→ **Exercise prompt**
Up to and including the line with "p.outline_line_width = 2", write out the listing from its first line, minus the pictures.

Figure scripts:

-=-=-

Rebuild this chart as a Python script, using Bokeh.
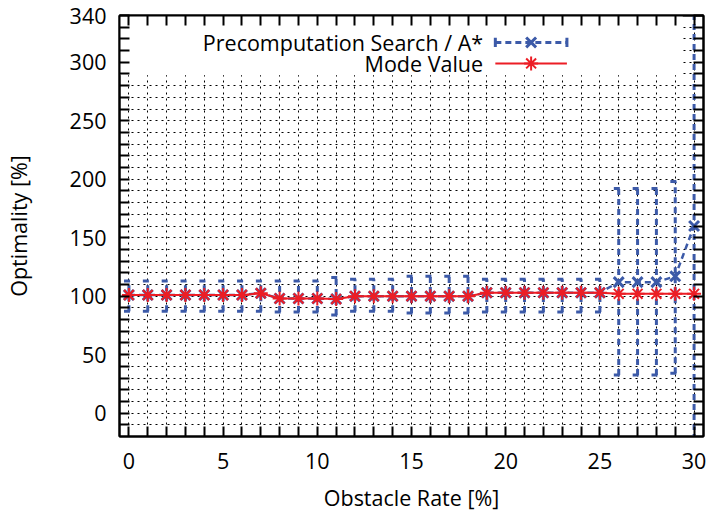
from bokeh.plotting import figure
from bokeh.models import Range1d, LinearAxis, FixedTicker, Label
from bokeh.embed import file_html
from bokeh.resources import INLINE

# ---- data -------------------------------------------------------------
obstacle_rate = list(range(31))

# Precomputation Search / A*: mean optimality with min/max spread
search_mean = [101, 101, 101, 101, 101, 101, 101, 102.5, 98, 98, 98, 97.5,
               100, 100, 100, 100, 100, 100, 100, 103, 103, 103, 103, 103,
               103, 103, 112, 112, 112, 117, 160]
search_low = [87, 87, 87, 87, 87, 87, 87, 87, 86.5, 86.5, 86.5, 84,
              87, 87, 87, 85.5, 85.5, 85.5, 85.5, 86.5, 86.5, 86.5, 86.5, 86.5,
              86.5, 86.5, 32.5, 32.5, 32.5, 34, -40]
search_high = [113, 113, 113, 113, 113, 113, 113, 113, 113, 113, 113, 116,
               114.5, 114.5, 114.5, 117, 117, 117, 117, 114.5, 114.5, 114.5, 114.5, 114.5,
               114.5, 114.5, 192, 192, 192, 198, 380]

# Mode value of the optimality
mode_value = [101, 101, 101, 101, 101, 101, 101, 102.5, 98, 98, 98, 97.5,
              100, 100, 100, 100, 100, 100, 100, 103, 103, 103, 103, 103,
              103, 103, 102, 102, 102, 102, 102]

x_ticks = list(range(0, 31))
x_tick_labels = [0, 5, 10, 15, 20, 25, 30]
y_ticks = list(range(-10, 341, 10))
y_tick_labels = [0, 50, 100, 150, 200, 250, 300, 340]

series_names = ["Precomputation Search / A*", "Mode Value"]

# ---- style ------------------------------------------------------------
BLUE = "#3c5aa8"
RED = "#ec1d25"
FONT = "Open Sans"
FS = "21.5px"
DASH = "6 4"
CAP = 0.26           # half width of the error bar caps (x units)
KEY_RIGHT = 29.4     # right edge of the opaque key area
KEY_BOTTOM = 289     # bottom edge of the opaque key area
KEY_TEXT_X = 18.8
KEY_SAMPLE = (19.45, 23.25)
KEY_ROWS = (317, 299)

p = figure(width=709, height=514, output_backend="svg", toolbar_location=None,
           x_range=Range1d(-0.5, 30.5), y_range=Range1d(-20, 340),
           min_border_left=119, min_border_right=6, min_border_top=15,
           min_border_bottom=77)
p.background_fill_color = "white"
p.border_fill_color = "white"
p.outline_line_color = "black"
p.outline_line_width = 2

# axes
def style_axis(ax, ticks, labels):
    ax.ticker = FixedTicker(ticks=ticks)
    ax.major_label_overrides = {t: (str(t) if t in labels else "") for t in ticks}
    ax.minor_tick_line_color = None
    ax.major_tick_in = 10
    ax.major_tick_out = 0
    ax.major_tick_line_width = 2
    ax.major_tick_line_color = "black"
    ax.axis_line_width = 2
    ax.axis_line_color = "black"
    ax.major_label_text_font = FONT
    ax.major_label_text_font_size = FS
    ax.major_label_text_color = "black"
    ax.axis_label_text_font = FONT
    ax.axis_label_text_font_size = FS
    ax.axis_label_text_font_style = "normal"
    ax.axis_label_text_color = "black"

style_axis(p.xaxis[0], x_ticks, x_tick_labels)
style_axis(p.yaxis[0], y_ticks, y_tick_labels)
p.xaxis[0].axis_label = "Obstacle Rate [%]"
p.yaxis[0].axis_label = "Optimality [%]"
p.xaxis[0].major_label_standoff = 16
p.yaxis[0].major_label_standoff = 13
p.xaxis[0].axis_label_standoff = 11
p.yaxis[0].axis_label_standoff = 34

top_axis = LinearAxis()
right_axis = LinearAxis()
style_axis(top_axis, x_ticks, [])
style_axis(right_axis, y_ticks, [])
for ax in (top_axis, right_axis):
    ax.major_label_text_font_size = "0px"
    ax.major_label_standoff = 0
p.add_layout(top_axis, "above")
p.add_layout(right_axis, "right")

# grid
for g, t in ((p.xgrid[0], x_ticks), (p.ygrid[0], y_ticks)):
    g.ticker = FixedTicker(ticks=t)
    g.grid_line_color = "black"
    g.grid_line_dash = "2 4"
    g.grid_line_width = 1

# opaque key area over the grid
p.quad(left=[p.x_range.start], right=[KEY_RIGHT], bottom=[KEY_BOTTOM],
       top=[p.y_range.end], fill_color="white", line_color=None)

# Precomputation Search / A*: error lines
p.segment(x0=obstacle_rate, y0=search_low, x1=obstacle_rate, y1=search_high,
          line_color=BLUE, line_width=3, line_dash=DASH)
p.segment(x0=[x - CAP for x in obstacle_rate], y0=search_high,
          x1=[x + CAP for x in obstacle_rate], y1=search_high,
          line_color=BLUE, line_width=3, line_dash=DASH)
p.segment(x0=[x - CAP for x in obstacle_rate], y0=search_low,
          x1=[x + CAP for x in obstacle_rate], y1=search_low,
          line_color=BLUE, line_width=3, line_dash=DASH)
p.line(obstacle_rate, search_mean, line_color=BLUE, line_width=2.5, line_dash=DASH)
p.scatter(obstacle_rate, search_mean, marker="x", size=14, line_width=3,
          line_color=BLUE)

# Mode value
p.line(obstacle_rate, mode_value, line_color=RED, line_width=2)
p.scatter(obstacle_rate, mode_value, marker="asterisk", size=14, line_width=2,
          line_color=RED)

# key
for name, yk in zip(series_names, KEY_ROWS):
    p.add_layout(Label(x=KEY_TEXT_X, y=yk, text=name, text_align="right",
                       text_baseline="middle", text_font=FONT,
                       text_font_size=FS, text_color="black"))
x0, x1 = KEY_SAMPLE
xm = (x0 + x1) / 2
p.line([x0, x1], [KEY_ROWS[0]] * 2, line_color=BLUE, line_width=3, line_dash=DASH)
p.segment(x0=[x0, x1], y0=[KEY_ROWS[0] - 4] * 2, x1=[x0, x1], y1=[KEY_ROWS[0] + 4] * 2,
          line_color=BLUE, line_width=3)
p.scatter([xm], [KEY_ROWS[0]], marker="x", size=14, line_width=3, line_color=BLUE)
p.line([x0, x1], [KEY_ROWS[1]] * 2, line_color=RED, line_width=2)
p.scatter([xm], [KEY_ROWS[1]], marker="asterisk", size=14, line_width=2,
          line_color=RED)

open("out.html", "w").write(file_html(p, INLINE))
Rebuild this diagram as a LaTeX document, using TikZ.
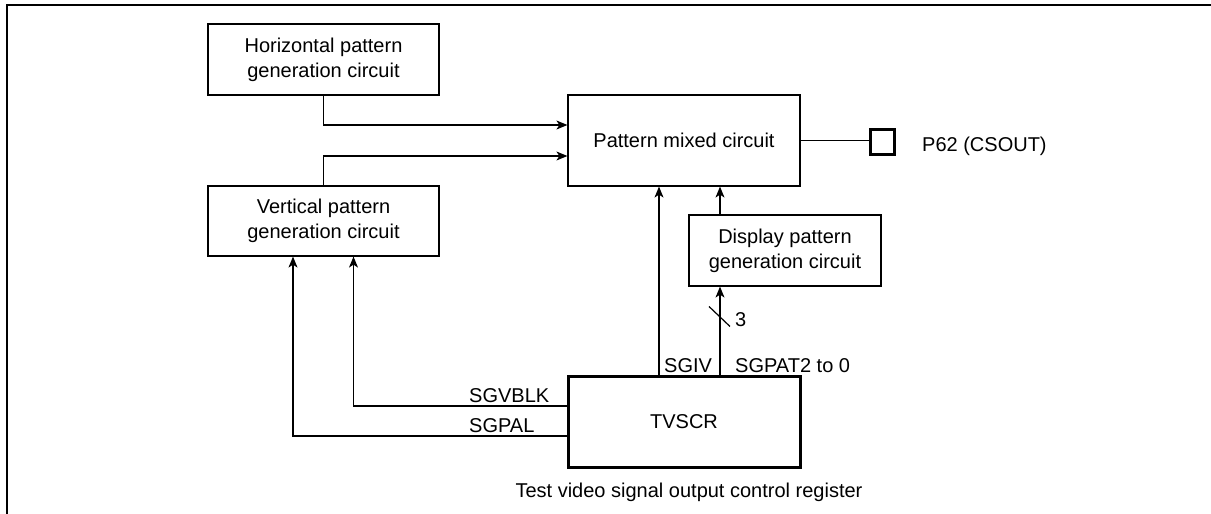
\documentclass[tikz,border=0pt]{standalone}
\usepackage{fontspec}
\setmainfont{Liberation Sans}
\usetikzlibrary{arrows.meta,calc}
\begin{document}
\begin{tikzpicture}[x=1pt,y=1pt,
  box/.style={draw, line width=1.2pt, inner sep=0pt, align=center, font=\fontsize{20}{25}\selectfont},
  sig/.style={line width=1.2pt, -{Stealth[length=11pt,width=9pt,inset=3pt]}},
  wire/.style={line width=1.2pt},
  lbl/.style={inner sep=0pt, font=\fontsize{20}{24}\selectfont}]
\useasboundingbox (0,0) rectangle (1211,-514);
% frame
\draw[line width=1.6pt] (7,-514) -- (7,-5) -- (1211,-5);
% blocks
\node[box, minimum width=231pt, minimum height=71pt] (hpg) at (323.5,-59.5) {Horizontal pattern\\generation circuit};
\node[box, minimum width=231pt, minimum height=70pt] (vpg) at (323.5,-221) {Vertical pattern\\generation circuit};
\node[box, minimum width=232pt, minimum height=91pt] (pmc) at (684,-140.5) {Pattern mixed circuit};
\node[box, minimum width=192pt, minimum height=71pt] (dpg) at (785,-250.5) {Display pattern\\generation circuit};
\node[box, line width=3pt, minimum width=232pt, minimum height=91pt] (tv) at (684,-421.5) {TVSCR};
\node[draw, line width=3pt, minimum width=24pt, minimum height=25pt, inner sep=0pt] (pin) at (882,-142) {};
% connectors
\draw[sig] (hpg.south) |- ([yshift=15.5pt]pmc.west);
\draw[sig] (vpg.north) |- ([yshift=-15.5pt]pmc.west);
\draw[sig] ([yshift=15.5pt]tv.west) -| ([xshift=30pt]vpg.south);
\draw[sig] ([yshift=-14.5pt]tv.west) -| ([xshift=-30.5pt]vpg.south);
\draw[sig] ([xshift=-25pt]tv.north) -- ([xshift=-25pt]pmc.south);
\draw[sig] ([xshift=36pt]tv.north) -- coordinate[pos=0.66] (bus) ([xshift=-65pt]dpg.south);
\draw[sig] ([xshift=-65pt]dpg.north) -- ([xshift=36pt]pmc.south);
\draw[wire] (pmc.east) -- (pmc.east -| pin.west);
% bus slash
\draw[wire] ($(bus)+(-11,10)$) -- ($(bus)+(10,-10)$);
% labels
\node[lbl, anchor=base west] (l3) at (735,-326) {3};
\node[lbl, anchor=base west] (lsgvblk) at (469,-402) {SGVBLK};
\node[lbl, anchor=base west] (lsgpal) at (469,-432) {SGPAL};
\node[lbl, anchor=base west] (lsgiv) at (664,-372) {SGIV};
\node[lbl, anchor=base west] (lsgpat) at (735,-372) {SGPAT2 to 0};
\node[lbl, anchor=base west] (lpin) at (922,-151) {P62 (CSOUT)};
\node[lbl, anchor=base] (cap) at (689,-497) {Test video signal output control register};
\end{tikzpicture}
\end{document}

-=-=-

→ **Answer in full**
Rebuild this chart as a Python script, using Bokeh.
from bokeh.plotting import figure
from bokeh.models import Range1d, LinearAxis, FixedTicker, Label
from bokeh.embed import file_html
from bokeh.resources import INLINE

# ---- data -------------------------------------------------------------
obstacle_rate = list(range(31))

# Precomputation Search / A*: mean optimality with min/max spread
search_mean = [101, 101, 101, 101, 101, 101, 101, 102.5, 98, 98, 98, 97.5,
               100, 100, 100, 100, 100, 100, 100, 103, 103, 103, 103, 103,
               103, 103, 112, 112, 112, 117, 160]
search_low = [87, 87, 87, 87, 87, 87, 87, 87, 86.5, 86.5, 86.5, 84,
              87, 87, 87, 85.5, 85.5, 85.5, 85.5, 86.5, 86.5, 86.5, 86.5, 86.5,
              86.5, 86.5, 32.5, 32.5, 32.5, 34, -40]
search_high = [113, 113, 113, 113, 113, 113, 113, 113, 113, 113, 113, 116,
               114.5, 114.5, 114.5, 117, 117, 117, 117, 114.5, 114.5, 114.5, 114.5, 114.5,
               114.5, 114.5, 192, 192, 192, 198, 380]

# Mode value of the optimality
mode_value = [101, 101, 101, 101, 101, 101, 101, 102.5, 98, 98, 98, 97.5,
              100, 100, 100, 100, 100, 100, 100, 103, 103, 103, 103, 103,
              103, 103, 102, 102, 102, 102, 102]

x_ticks = list(range(0, 31))
x_tick_labels = [0, 5, 10, 15, 20, 25, 30]
y_ticks = list(range(-10, 341, 10))
y_tick_labels = [0, 50, 100, 150, 200, 250, 300, 340]

series_names = ["Precomputation Search / A*", "Mode Value"]

# ---- style ------------------------------------------------------------
BLUE = "#3c5aa8"
RED = "#ec1d25"
FONT = "Open Sans"
FS = "21.5px"
DASH = "6 4"
CAP = 0.26           # half width of the error bar caps (x units)
KEY_RIGHT = 29.4     # right edge of the opaque key area
KEY_BOTTOM = 289     # bottom edge of the opaque key area
KEY_TEXT_X = 18.8
KEY_SAMPLE = (19.45, 23.25)
KEY_ROWS = (317, 299)

p = figure(width=709, height=514, output_backend="svg", toolbar_location=None,
           x_range=Range1d(-0.5, 30.5), y_range=Range1d(-20, 340),
           min_border_left=119, min_border_right=6, min_border_top=15,
           min_border_bottom=77)
p.background_fill_color = "white"
p.border_fill_color = "white"
p.outline_line_color = "black"
p.outline_line_width = 2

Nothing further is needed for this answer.